本書ではさらに、15人の大量一斉退職と、ドクターによる引き抜きという大きな失敗についても生々しく記されています。失敗についての具体的な対応策(ドクターの誓約書)も記されており必読です。
スタッフが成長できる仕組み
医療事務では通常は医療事務専業となりがちですが、シュライバー(医師のカルテ入力補助)やカウンセリングなどに職の幅を広げられる環境があり、さらにできるようになることで手当も付きます。
院内外の研修会(院外研修の費用補助や代休もあり)にも積極的に参加してもらい、それを院内でシェアすることで院内全体のレベルが上がっていき、結果として患者に還元が出来ます。
また、マニュアルの整備もぬかりなく、業務マニュアルは100ぺージ以上を開設しているということです。
女性が働きやすい職場
どうしても女性が多くなる職場のため、女性が働きやすい環境を整備しています。
そのために、柔軟な働き方(育休産休はもちろんのこと、急な休み、フレックス制、早帰りなど)、完全予約制による残業防止などの環境整備を行っています。
リーダーとしての心の「あり方」
著者は大量離職までは「やり方」ばかりに目を向けていました。
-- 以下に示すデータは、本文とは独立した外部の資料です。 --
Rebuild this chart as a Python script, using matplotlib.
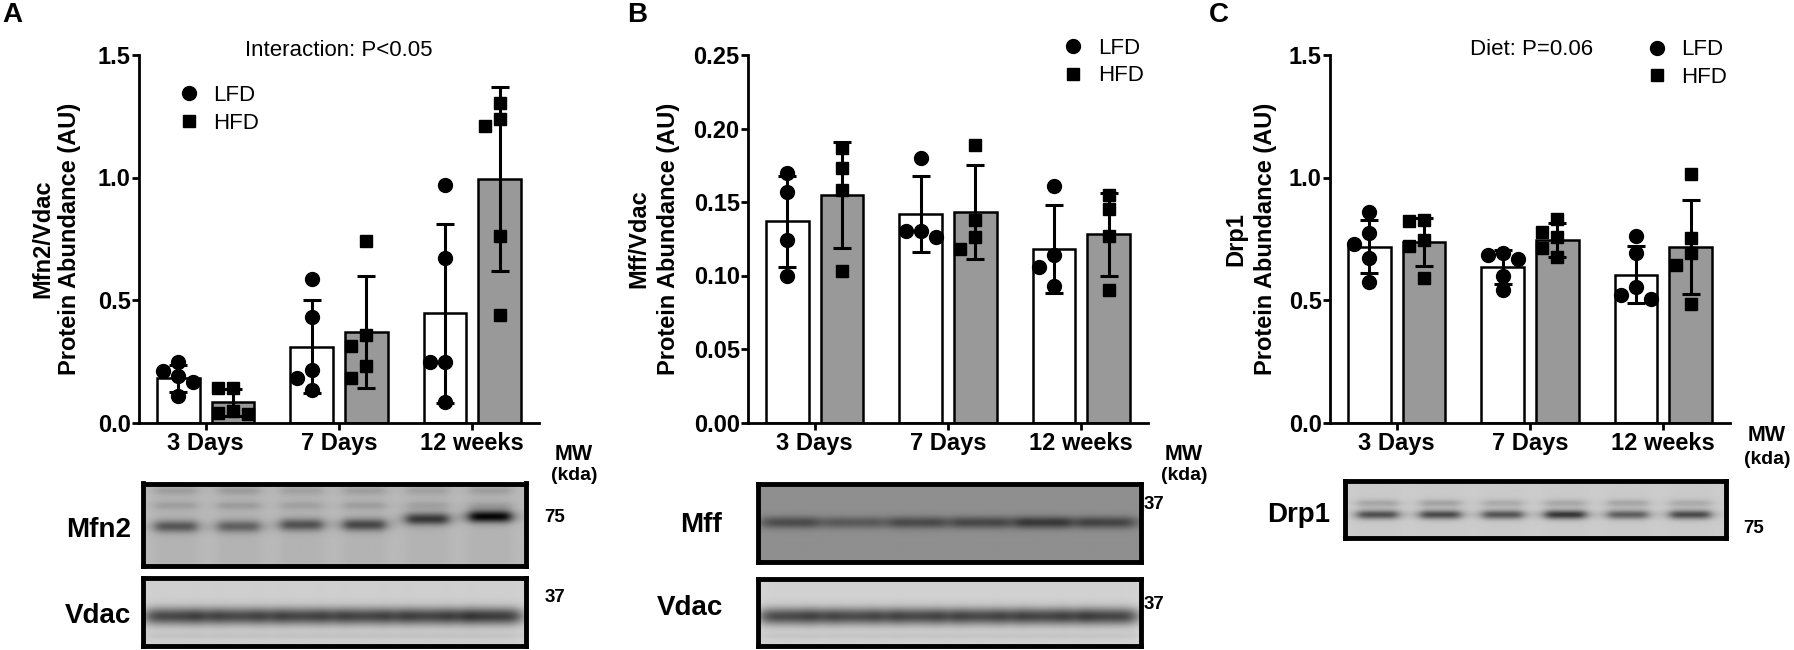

やり方とは、福利厚生や施策などのやり方です。
大量離職後は経営者としての心の「あり方」に力を入れています。
マネジメント関連の書籍を読んだり、開業医の経営塾・コミュニティである「医療経営大学」「M.A.F(医療活性化連盟)」に参加して学んでいます。
【成果保証付き!?】医療経営大学とは?内容や講師について調査
著者は「人として思いやりがない、自分の殻に閉じこもって人の意見を聞こうとしない経営者には誰も付いてこない」ということを学んだと記しています。
まとめと感想
著者は保険診療の一般皮膚科を開業後に、保険診療での限界を感じました。
ミッションである「圧倒的に丁寧な診療」を実現するためには低い皮膚科の保険診療の単価のみでは難しかったのです。
また、アトピーのレーザー治療やニキビ跡の治療など、自費でしか行えない診療のニーズに気づきました。
そこでハイブリッド皮膚科とすることで、圧倒的に丁寧な診療を実現しつつ、患者の選択肢を増やし満足度を高めるということを実現しています。
本書の多くの部分で組織マネジメントの手法について触れられているのも印象的でした。
医療サービスは人によるサービスのため人のマネジメントが重要です。
そのための、手法や考え方については皮膚科以外の診療科の経営者にとっても大いに参考になるものでした。
つい先日アップした「手放す習慣」(玉城有紀先生)もそうでしたが、本著者も医療経営大学やM.A.Fで勉強されているようです。
これらの経営塾は日本の開業医の経営面を大きく後押ししています。
本ブログ著者は長年医療系に関わってきましたが、どうしても医師業とマネジメント業の両立が難しく、スタッフの疲弊やそれに伴って患者さんへのサービス品質の低下というものを見てきました。
医療経営大学やM.A.Fは結果的に日本の医療業界にとても良い影響を与えてくれているのかもしれません。
医療経営大学の小暮裕之先生は自分の著書で「7つの習慣」に感銘を受けたと記していましたが、本ブログ著者も同じように「7つの習慣」に感銘を受けた1人でもあります。
【書評】『クリニック経営のための最高の人材育成 ーー チームを成長させるリーダーの考え方』小暮 裕之
このような考え方の流れが医療経営業界にもしっかりと浸透していけば素晴らしいと思いますので、陰ながら応援したいと思います。